▶ [Recorded information]:
START

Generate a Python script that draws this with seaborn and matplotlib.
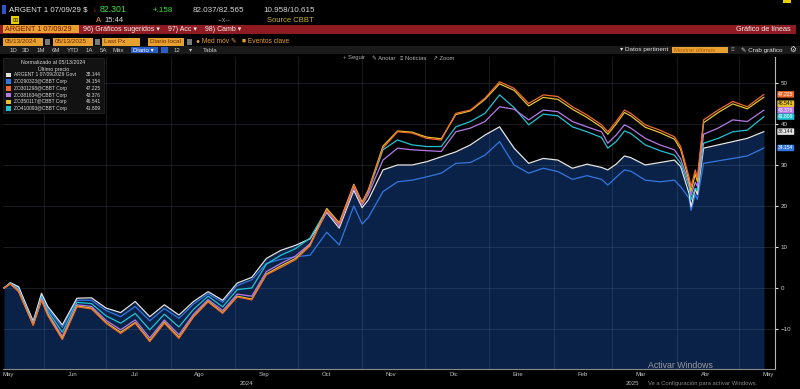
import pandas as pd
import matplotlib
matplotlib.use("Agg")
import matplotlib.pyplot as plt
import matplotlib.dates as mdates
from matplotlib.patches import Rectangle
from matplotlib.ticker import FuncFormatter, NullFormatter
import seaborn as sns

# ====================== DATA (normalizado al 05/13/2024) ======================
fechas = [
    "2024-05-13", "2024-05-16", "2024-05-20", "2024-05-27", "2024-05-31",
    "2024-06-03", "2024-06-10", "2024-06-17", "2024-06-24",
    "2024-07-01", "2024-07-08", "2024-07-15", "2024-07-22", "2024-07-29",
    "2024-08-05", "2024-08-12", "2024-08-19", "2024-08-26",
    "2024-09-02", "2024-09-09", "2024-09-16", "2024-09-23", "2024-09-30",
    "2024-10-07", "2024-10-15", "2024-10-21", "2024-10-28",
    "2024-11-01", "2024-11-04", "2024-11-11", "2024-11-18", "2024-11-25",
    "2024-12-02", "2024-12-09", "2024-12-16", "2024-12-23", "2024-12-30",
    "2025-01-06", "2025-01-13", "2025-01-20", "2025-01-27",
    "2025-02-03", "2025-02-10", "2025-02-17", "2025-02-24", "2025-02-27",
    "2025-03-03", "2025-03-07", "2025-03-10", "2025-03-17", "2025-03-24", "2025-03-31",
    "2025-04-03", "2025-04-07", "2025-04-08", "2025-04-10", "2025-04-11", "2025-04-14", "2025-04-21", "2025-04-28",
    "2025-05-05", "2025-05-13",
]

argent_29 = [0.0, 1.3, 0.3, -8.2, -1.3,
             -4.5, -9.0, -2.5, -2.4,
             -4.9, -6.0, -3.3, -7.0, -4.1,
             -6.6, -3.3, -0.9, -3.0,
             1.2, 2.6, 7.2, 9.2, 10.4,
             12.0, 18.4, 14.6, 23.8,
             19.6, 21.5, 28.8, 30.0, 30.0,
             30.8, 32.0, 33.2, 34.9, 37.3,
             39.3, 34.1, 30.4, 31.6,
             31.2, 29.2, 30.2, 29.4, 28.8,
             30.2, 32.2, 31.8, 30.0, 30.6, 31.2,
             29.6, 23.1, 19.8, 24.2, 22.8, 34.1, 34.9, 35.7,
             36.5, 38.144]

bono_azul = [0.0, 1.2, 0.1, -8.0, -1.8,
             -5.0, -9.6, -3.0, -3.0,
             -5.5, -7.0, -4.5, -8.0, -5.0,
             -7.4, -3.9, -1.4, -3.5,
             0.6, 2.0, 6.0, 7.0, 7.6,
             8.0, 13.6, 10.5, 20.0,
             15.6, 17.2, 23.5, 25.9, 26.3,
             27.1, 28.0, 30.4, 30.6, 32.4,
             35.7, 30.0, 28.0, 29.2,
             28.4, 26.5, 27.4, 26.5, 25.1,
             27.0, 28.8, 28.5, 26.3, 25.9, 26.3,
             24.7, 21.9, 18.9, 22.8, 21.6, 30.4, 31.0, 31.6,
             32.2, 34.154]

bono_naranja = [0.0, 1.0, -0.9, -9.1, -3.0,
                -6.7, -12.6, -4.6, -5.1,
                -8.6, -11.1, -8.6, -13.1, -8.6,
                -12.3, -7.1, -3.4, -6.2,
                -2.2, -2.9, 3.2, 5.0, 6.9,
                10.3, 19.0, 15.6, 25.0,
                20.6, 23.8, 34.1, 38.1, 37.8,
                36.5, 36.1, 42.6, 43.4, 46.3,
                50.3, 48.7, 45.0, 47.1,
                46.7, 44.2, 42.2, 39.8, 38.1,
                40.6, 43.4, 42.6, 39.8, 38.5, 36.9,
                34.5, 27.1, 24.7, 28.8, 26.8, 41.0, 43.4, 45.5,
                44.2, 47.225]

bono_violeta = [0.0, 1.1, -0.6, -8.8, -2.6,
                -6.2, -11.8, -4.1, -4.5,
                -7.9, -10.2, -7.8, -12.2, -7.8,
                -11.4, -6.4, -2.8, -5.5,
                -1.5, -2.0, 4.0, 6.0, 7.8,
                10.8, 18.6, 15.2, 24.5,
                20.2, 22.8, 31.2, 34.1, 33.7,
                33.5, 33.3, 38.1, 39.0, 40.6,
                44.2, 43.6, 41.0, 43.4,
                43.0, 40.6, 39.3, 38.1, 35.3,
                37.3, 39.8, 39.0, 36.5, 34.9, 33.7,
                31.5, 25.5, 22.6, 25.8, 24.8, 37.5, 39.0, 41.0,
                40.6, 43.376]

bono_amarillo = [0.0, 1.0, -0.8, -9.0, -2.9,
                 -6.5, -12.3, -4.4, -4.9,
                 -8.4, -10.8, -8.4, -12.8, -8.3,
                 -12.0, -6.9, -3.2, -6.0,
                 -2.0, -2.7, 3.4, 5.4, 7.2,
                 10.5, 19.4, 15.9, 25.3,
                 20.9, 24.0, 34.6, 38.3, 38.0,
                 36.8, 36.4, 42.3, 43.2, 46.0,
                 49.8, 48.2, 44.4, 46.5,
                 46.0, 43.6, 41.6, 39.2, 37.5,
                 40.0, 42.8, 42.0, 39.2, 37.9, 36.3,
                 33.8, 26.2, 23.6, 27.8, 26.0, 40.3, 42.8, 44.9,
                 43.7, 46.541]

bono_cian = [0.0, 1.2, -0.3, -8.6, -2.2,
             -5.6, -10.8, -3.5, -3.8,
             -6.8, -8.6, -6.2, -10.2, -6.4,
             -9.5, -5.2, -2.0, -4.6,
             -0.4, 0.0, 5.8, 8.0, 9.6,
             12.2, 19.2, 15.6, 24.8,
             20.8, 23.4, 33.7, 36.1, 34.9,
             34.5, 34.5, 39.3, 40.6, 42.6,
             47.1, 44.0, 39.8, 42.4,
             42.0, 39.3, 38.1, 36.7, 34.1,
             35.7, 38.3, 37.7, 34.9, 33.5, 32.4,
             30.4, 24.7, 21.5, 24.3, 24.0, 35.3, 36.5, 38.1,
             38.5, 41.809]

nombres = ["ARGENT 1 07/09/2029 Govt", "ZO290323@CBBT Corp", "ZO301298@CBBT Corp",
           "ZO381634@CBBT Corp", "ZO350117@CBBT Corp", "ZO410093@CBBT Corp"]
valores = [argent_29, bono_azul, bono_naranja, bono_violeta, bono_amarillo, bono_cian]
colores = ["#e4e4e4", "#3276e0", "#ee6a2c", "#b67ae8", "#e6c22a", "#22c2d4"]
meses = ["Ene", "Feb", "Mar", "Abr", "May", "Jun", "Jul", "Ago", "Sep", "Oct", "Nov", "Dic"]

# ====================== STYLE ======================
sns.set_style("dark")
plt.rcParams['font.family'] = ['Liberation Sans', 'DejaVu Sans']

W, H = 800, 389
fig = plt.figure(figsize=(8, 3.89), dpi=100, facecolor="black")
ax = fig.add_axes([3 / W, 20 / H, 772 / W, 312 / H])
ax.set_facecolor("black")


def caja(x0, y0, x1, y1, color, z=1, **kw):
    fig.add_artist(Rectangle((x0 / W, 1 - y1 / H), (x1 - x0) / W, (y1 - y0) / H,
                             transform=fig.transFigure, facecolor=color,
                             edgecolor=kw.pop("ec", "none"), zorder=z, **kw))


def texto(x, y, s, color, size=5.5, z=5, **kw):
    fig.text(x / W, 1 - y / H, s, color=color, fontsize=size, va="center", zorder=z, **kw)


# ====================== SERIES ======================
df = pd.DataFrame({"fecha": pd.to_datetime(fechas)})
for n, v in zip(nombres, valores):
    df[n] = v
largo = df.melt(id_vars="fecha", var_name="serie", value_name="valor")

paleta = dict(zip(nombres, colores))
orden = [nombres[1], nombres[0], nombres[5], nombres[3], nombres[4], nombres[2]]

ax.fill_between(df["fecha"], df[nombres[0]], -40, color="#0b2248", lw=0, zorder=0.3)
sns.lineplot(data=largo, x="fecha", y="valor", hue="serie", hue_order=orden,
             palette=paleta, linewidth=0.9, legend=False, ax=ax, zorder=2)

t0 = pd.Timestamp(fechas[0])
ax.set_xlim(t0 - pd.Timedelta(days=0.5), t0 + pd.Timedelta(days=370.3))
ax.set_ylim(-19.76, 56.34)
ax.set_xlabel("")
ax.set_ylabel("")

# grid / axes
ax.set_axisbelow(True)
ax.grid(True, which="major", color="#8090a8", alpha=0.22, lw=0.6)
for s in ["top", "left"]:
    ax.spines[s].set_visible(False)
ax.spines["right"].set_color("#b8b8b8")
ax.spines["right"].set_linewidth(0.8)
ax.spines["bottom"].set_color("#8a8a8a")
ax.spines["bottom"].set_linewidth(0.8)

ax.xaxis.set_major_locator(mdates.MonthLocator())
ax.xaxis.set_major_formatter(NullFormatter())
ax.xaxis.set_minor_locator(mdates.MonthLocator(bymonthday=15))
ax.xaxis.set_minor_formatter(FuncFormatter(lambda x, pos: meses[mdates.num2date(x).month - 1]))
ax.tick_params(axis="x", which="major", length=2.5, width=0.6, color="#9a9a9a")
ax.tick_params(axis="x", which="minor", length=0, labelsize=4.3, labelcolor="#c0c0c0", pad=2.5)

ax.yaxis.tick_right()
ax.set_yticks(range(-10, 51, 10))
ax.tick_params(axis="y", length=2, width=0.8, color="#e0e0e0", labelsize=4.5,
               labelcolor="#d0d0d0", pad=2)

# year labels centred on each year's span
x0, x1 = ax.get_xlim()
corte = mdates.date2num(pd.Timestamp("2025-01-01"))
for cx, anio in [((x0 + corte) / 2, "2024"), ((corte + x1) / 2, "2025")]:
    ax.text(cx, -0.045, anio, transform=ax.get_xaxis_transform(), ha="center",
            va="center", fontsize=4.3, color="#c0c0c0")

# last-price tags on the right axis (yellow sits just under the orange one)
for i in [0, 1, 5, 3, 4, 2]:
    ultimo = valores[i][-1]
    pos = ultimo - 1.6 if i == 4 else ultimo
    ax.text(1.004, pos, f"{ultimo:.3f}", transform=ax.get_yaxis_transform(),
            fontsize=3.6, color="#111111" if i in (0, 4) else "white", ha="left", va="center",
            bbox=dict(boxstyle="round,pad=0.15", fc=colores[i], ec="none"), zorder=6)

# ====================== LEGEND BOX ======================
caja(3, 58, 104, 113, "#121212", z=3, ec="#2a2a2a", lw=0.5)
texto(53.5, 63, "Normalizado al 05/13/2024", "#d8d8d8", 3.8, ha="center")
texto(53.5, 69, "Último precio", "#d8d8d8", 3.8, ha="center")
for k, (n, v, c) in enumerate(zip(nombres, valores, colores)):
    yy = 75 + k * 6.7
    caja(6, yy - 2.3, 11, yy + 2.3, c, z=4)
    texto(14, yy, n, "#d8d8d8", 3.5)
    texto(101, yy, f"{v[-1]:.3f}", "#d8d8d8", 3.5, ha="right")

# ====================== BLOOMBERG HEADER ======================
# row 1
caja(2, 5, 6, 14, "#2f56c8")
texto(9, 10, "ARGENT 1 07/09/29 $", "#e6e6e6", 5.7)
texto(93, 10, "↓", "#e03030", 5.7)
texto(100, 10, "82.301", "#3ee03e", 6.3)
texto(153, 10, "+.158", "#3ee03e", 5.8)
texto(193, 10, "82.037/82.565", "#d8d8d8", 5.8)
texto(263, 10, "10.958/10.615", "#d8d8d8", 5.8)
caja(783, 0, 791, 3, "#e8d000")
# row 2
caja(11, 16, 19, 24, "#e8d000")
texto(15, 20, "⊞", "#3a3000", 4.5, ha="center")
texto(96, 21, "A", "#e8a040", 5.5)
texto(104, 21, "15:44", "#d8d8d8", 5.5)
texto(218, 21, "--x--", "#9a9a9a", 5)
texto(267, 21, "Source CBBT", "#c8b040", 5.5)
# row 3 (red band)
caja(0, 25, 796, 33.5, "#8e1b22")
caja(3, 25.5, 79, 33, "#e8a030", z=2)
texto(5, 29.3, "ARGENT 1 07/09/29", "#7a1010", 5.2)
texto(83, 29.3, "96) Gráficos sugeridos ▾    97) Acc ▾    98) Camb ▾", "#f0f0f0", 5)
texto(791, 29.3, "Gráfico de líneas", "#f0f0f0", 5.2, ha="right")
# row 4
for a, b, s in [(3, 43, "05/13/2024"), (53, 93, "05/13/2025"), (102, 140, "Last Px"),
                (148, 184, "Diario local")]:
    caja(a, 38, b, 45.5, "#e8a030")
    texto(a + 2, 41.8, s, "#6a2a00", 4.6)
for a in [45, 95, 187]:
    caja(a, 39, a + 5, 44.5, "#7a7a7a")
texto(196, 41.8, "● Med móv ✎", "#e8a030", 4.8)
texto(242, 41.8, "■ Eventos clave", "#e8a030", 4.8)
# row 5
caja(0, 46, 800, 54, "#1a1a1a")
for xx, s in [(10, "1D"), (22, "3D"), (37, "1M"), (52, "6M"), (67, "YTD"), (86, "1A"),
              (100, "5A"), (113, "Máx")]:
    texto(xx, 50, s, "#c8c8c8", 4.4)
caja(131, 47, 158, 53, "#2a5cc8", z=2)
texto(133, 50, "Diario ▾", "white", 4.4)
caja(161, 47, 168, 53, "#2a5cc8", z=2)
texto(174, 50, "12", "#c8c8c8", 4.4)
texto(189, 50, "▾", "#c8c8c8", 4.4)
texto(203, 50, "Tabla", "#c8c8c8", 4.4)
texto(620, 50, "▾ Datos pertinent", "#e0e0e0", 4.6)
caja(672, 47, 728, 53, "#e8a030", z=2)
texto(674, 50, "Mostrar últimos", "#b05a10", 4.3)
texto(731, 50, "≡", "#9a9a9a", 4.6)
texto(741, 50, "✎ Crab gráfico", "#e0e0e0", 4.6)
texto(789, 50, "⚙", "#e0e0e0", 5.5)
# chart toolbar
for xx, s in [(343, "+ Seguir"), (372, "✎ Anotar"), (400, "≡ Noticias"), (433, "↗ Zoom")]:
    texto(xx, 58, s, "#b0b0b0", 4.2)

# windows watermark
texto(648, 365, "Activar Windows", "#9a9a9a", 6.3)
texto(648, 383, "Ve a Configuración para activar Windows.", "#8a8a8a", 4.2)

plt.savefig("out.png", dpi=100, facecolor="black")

END

▶ [Task instructions]:
Make an exact copy of the lines from the top of the material through the line with "import seaborn as sns", pictures excluded.

▶ [Result of the task]:
Generate a Python script that draws this with seaborn and matplotlib.
import pandas as pd
import matplotlib
matplotlib.use("Agg")
import matplotlib.pyplot as plt
import matplotlib.dates as mdates
from matplotlib.patches import Rectangle
from matplotlib.ticker import FuncFormatter, NullFormatter
import seaborn as sns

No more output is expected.